## Written task
Beginning with the line that contains "Recreate this image", retype the entries below exactly, ending with the line that contains "const WATERMARK = ['Posted". Leave out any pictures.

## Records for this task
⁂

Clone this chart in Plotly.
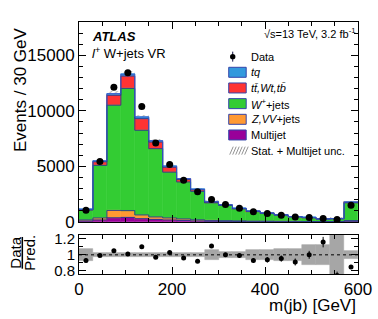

⁂

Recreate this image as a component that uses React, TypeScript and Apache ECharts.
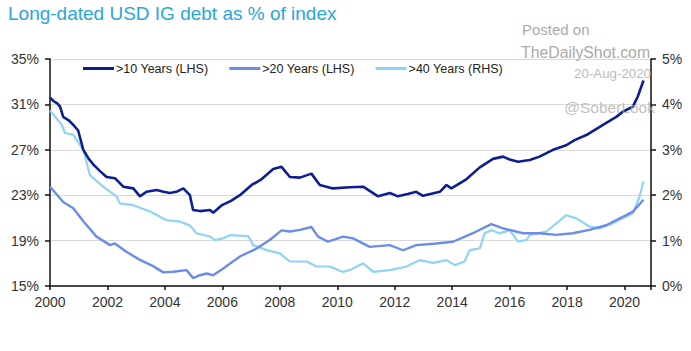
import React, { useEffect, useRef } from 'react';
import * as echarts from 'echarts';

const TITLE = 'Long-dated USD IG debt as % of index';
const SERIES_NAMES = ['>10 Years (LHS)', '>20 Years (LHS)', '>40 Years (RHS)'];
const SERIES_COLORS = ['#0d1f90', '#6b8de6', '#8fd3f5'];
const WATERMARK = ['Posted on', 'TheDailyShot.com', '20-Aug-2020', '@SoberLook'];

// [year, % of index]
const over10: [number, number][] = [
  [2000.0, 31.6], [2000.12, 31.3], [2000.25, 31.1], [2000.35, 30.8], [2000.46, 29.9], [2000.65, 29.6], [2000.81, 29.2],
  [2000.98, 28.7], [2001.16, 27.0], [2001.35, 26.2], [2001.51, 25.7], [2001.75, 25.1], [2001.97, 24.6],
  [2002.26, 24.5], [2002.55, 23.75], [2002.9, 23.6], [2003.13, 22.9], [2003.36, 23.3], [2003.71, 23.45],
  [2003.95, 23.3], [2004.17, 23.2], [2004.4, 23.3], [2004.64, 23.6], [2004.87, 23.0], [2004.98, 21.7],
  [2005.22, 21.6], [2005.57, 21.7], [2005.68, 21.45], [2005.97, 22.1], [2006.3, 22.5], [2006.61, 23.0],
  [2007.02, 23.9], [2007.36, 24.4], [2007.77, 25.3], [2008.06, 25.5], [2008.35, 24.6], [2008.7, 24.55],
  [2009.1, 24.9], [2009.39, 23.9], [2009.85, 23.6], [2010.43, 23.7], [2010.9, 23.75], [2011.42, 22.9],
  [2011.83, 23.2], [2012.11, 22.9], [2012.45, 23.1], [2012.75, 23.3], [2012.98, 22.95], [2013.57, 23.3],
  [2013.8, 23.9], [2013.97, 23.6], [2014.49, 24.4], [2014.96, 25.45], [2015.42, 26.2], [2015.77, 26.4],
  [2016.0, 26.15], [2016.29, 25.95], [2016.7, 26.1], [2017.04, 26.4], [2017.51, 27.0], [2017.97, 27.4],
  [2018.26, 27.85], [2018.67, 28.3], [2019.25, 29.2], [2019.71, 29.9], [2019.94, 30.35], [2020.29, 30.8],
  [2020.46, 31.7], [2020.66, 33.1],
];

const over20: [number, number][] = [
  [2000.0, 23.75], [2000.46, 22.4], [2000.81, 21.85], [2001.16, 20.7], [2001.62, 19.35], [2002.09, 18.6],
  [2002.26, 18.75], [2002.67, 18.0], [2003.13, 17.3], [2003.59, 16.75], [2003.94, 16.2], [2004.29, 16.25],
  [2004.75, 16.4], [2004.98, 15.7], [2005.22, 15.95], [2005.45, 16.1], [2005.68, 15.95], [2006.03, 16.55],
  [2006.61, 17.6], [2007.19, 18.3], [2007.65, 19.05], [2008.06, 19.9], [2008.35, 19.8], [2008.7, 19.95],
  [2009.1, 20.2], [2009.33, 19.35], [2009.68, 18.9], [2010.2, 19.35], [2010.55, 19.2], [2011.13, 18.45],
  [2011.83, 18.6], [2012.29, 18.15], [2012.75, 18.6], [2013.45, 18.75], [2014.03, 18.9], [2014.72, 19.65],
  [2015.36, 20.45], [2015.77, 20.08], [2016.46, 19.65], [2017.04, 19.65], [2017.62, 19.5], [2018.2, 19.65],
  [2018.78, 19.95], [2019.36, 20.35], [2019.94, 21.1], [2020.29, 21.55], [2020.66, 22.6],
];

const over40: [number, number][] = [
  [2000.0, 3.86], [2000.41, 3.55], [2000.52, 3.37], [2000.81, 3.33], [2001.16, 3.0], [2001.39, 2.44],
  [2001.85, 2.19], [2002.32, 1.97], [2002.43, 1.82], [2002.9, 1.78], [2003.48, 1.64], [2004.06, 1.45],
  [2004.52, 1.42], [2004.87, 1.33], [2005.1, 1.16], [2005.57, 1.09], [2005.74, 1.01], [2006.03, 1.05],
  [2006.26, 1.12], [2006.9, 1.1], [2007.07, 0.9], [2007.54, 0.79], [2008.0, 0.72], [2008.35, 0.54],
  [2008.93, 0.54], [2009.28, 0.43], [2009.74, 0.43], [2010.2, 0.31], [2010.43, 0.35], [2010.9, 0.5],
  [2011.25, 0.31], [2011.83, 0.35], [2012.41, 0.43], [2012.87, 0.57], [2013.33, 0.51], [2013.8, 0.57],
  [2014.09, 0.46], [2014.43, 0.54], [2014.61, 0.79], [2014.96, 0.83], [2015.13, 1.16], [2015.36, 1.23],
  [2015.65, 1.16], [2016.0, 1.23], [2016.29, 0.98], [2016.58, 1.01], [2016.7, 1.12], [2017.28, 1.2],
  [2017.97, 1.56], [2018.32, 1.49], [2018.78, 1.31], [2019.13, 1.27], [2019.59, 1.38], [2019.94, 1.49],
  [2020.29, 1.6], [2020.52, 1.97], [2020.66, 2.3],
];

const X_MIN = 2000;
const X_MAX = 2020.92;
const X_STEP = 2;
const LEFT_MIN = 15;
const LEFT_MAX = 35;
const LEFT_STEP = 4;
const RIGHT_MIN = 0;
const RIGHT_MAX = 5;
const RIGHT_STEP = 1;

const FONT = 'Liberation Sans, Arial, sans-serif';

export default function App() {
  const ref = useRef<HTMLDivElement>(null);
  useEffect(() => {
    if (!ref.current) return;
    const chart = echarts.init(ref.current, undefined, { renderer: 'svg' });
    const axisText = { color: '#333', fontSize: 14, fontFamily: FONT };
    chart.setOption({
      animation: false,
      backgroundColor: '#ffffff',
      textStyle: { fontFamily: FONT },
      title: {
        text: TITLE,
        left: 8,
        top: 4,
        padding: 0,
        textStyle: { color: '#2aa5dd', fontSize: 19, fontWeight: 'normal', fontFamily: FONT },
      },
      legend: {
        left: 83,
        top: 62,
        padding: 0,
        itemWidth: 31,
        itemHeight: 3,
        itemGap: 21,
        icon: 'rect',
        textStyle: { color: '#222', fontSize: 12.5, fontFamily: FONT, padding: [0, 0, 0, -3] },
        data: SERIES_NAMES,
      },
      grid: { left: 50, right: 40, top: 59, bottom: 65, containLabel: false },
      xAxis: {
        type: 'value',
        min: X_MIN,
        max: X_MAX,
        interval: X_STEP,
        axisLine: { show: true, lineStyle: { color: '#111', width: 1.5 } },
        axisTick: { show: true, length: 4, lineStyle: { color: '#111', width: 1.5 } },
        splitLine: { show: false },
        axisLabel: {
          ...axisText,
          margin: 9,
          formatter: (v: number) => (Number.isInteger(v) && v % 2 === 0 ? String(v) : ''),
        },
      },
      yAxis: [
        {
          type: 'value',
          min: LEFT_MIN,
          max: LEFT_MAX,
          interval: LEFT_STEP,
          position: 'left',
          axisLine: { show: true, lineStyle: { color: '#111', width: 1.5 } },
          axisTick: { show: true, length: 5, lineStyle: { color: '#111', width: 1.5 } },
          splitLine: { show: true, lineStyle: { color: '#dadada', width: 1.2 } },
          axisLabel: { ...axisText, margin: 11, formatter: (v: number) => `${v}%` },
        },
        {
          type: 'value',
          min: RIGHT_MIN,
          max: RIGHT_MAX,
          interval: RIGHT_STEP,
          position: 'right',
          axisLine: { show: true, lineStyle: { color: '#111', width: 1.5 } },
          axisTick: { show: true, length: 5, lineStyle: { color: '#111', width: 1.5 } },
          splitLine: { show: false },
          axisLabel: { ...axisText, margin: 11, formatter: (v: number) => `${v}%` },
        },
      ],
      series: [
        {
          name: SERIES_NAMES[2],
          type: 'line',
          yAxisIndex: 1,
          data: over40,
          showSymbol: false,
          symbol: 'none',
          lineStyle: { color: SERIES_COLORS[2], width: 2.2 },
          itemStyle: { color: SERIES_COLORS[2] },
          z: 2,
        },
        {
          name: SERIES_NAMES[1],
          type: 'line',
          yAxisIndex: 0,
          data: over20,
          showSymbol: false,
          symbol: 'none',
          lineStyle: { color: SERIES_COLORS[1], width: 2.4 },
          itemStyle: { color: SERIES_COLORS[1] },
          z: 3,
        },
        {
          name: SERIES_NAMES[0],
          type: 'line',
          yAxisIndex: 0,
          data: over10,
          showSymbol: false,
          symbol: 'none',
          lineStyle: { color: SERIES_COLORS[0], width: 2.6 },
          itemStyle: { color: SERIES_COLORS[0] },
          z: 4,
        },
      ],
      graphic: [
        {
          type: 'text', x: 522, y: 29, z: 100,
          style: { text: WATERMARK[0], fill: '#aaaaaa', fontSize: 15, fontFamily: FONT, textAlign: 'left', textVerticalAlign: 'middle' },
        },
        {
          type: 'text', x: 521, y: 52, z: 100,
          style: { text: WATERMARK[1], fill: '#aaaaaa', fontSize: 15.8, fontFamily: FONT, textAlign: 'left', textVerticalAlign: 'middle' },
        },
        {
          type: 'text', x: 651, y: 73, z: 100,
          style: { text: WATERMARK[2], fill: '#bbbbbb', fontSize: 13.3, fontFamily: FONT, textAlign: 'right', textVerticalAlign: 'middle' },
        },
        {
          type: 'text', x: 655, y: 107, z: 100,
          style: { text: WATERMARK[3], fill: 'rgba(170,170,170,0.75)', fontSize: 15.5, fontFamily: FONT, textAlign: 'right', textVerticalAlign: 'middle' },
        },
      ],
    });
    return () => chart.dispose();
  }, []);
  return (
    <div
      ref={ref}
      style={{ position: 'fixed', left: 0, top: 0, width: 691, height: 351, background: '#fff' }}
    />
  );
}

⁂

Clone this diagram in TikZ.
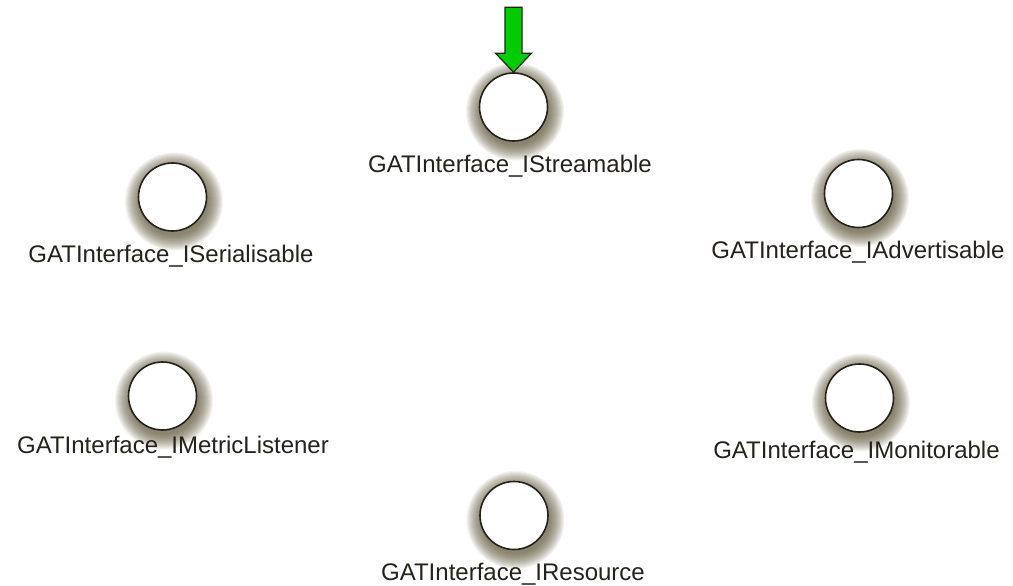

⁂

## The reply
Recreate this image as a component that uses React, TypeScript and Apache ECharts.
import React, { useEffect, useRef } from 'react';
import * as echarts from 'echarts';

const TITLE = 'Long-dated USD IG debt as % of index';
const SERIES_NAMES = ['>10 Years (LHS)', '>20 Years (LHS)', '>40 Years (RHS)'];
const SERIES_COLORS = ['#0d1f90', '#6b8de6', '#8fd3f5'];
const WATERMARK = ['Posted on', 'TheDailyShot.com', '20-Aug-2020', '@SoberLook'];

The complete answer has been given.